Forward modelling in the space domain is a very important task in geodesy and other geosciences. From topographical or isostatic information in the form of digital terrain model (DTM) and density model, the effects of these parameters or their derivatives on the gravity potential can be evaluated for different applications. In most cases, height or height-layer models are in use, which are gridded with respect to spherical coordinates. This holds for global as well as regional or even local applications. The definition of the spherical gridlines leads immediately to the spherical volume element, that is, the tesseroid. Only in the specific case that the observation point is located on the symmetry axis of the spherical coordinate system does the Newton integral have a closed analytical solution. More specifically, the effect of a tesseroid can be determined by evaluating the analytical solution of a segment of a spherical zonal band. To apply this aspect in practice, the DTM must be transformed into the local spherical azimuthal system of the observation point (UNIPOL approach).
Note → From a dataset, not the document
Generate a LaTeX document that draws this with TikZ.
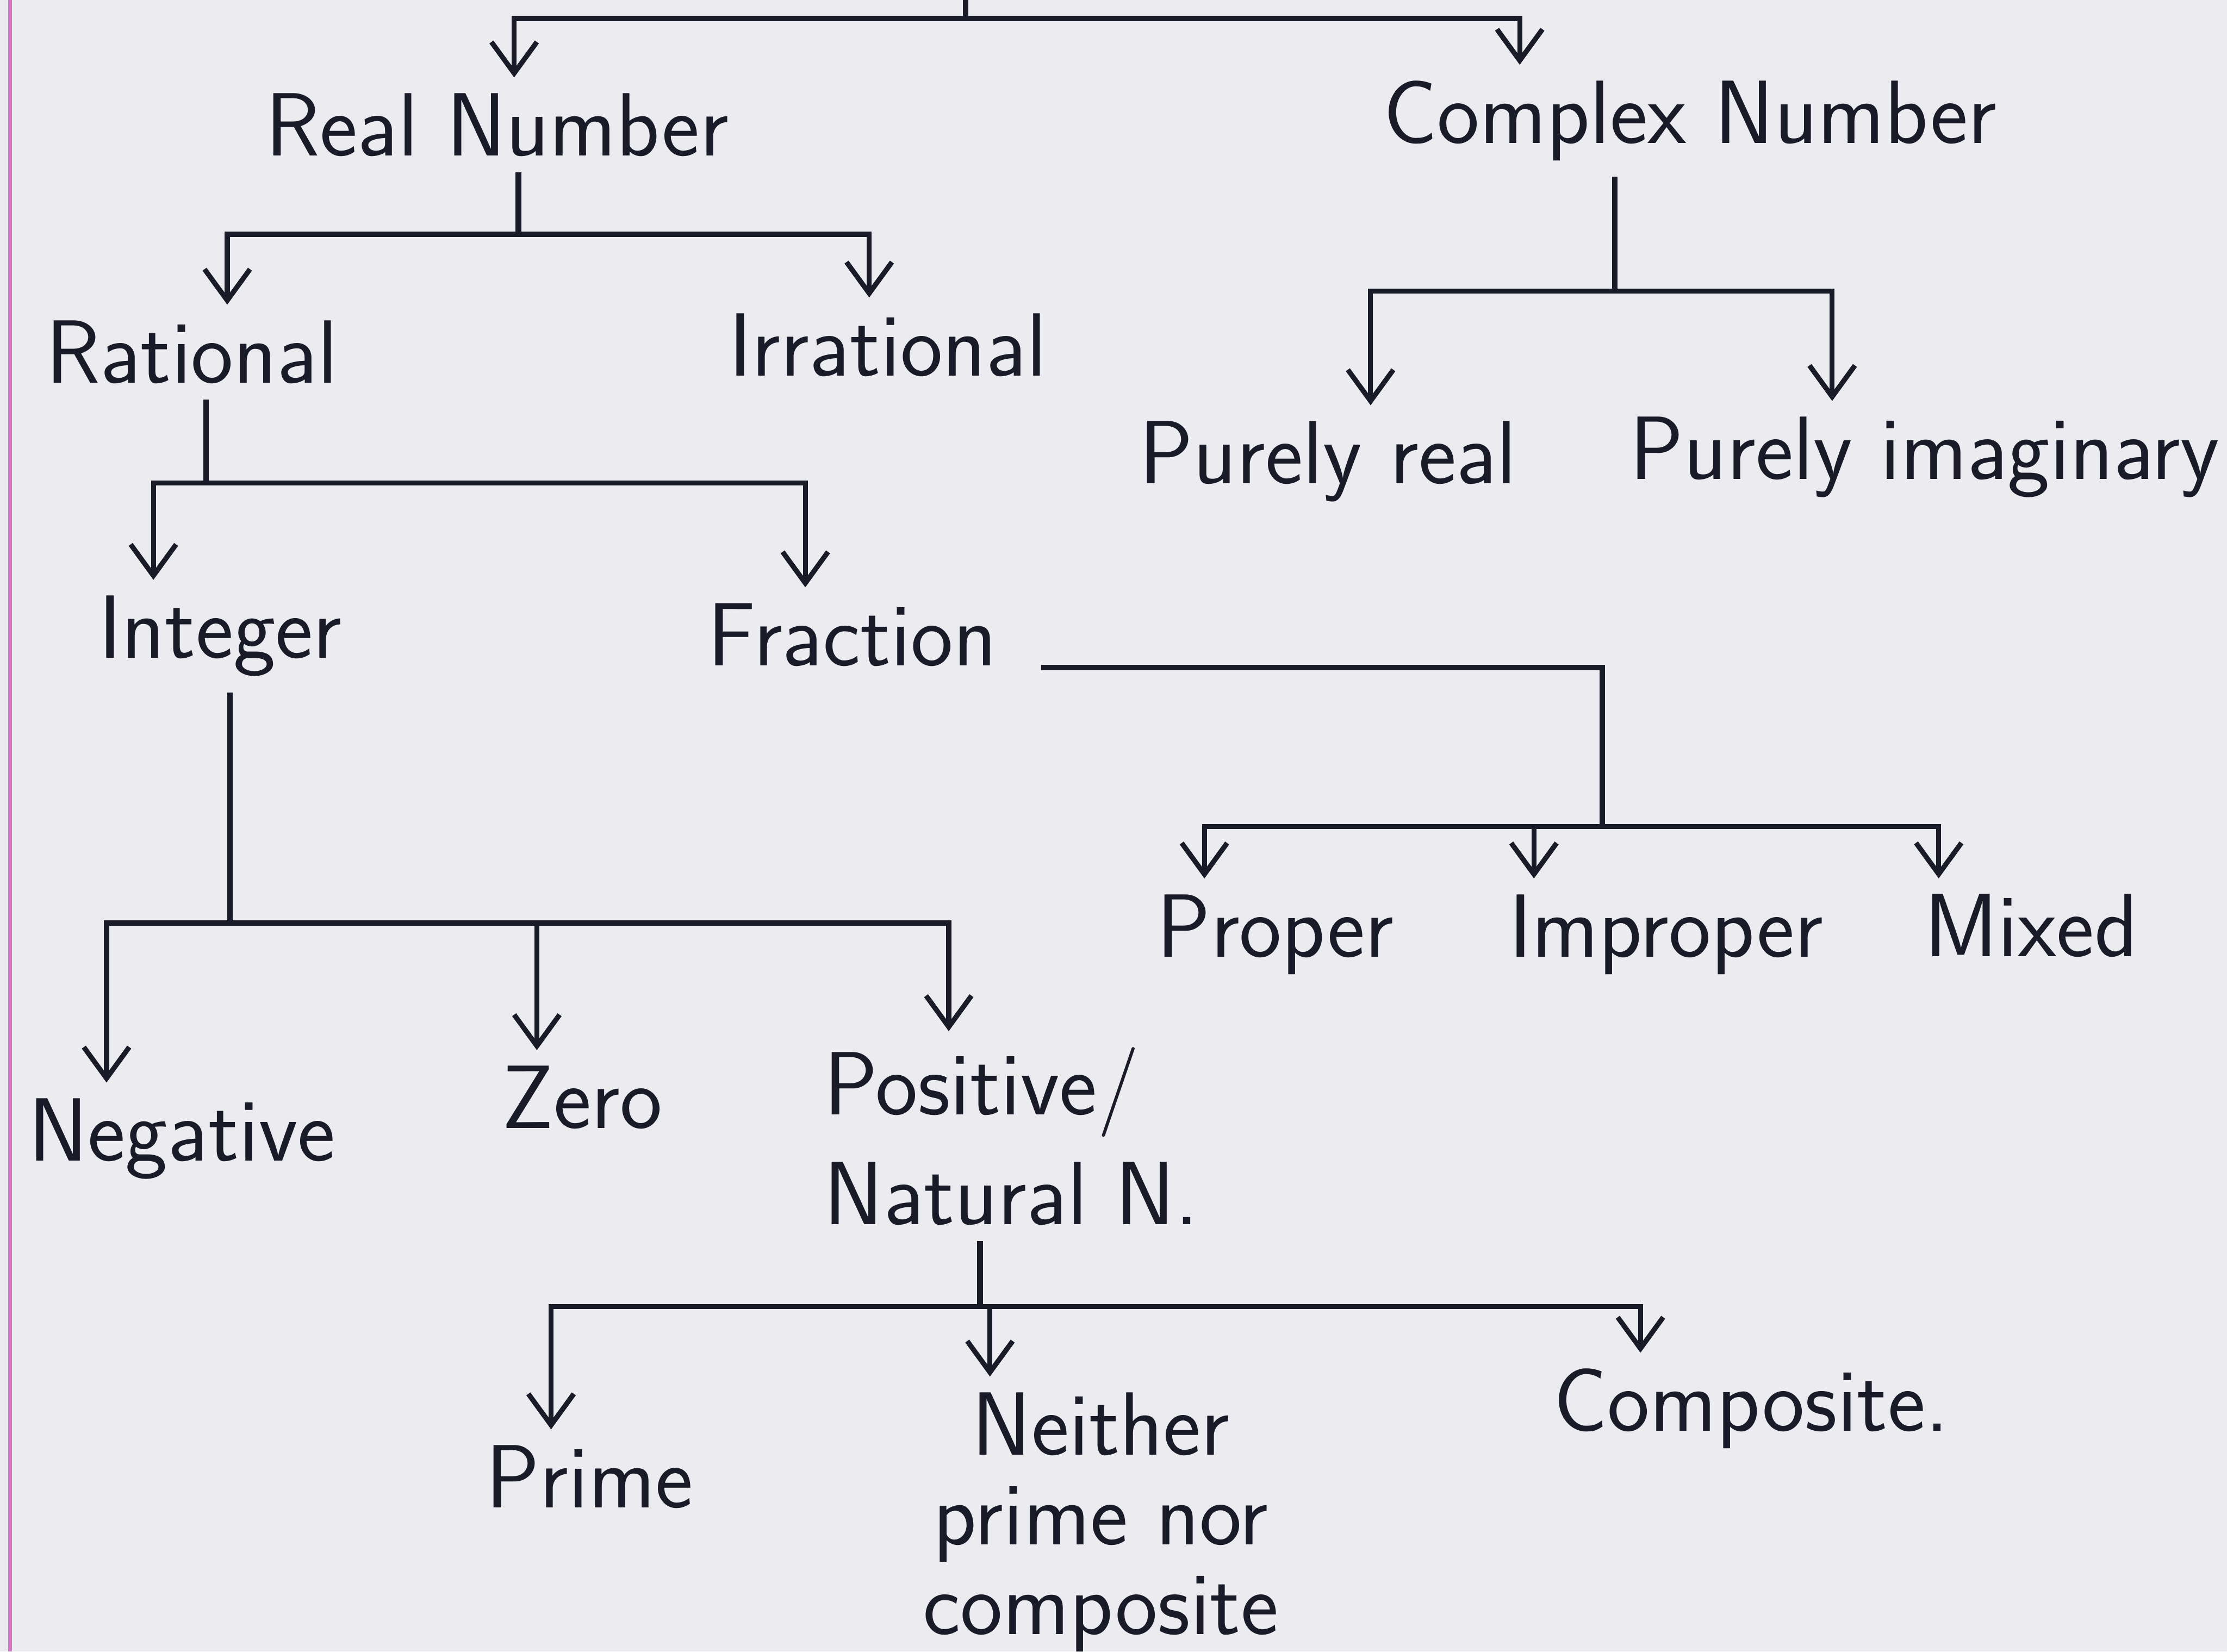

In the general case, the Newton integral can be solved, for example, using a Taylor series expansion of the integral kernel and a subsequently applied term-wise integration (GIK approach). Within this contribution, the two fundamentally different tesseroid approaches, namely, the GIK and the UNIPOL approach are compared. This comparison is performed, in particular, with regard to the required computational time and the approximation error under different test scenarios. The numerical studies show that both approaches are equivalent in terms of accuracy for both the gravitational potential and gravity; however, the UNIPOL approach is more time consuming because, for each observation point, the whole DTM must be transformed. Small numerical differences exist between the compared approaches for special constellations regarding the source point and the observation point.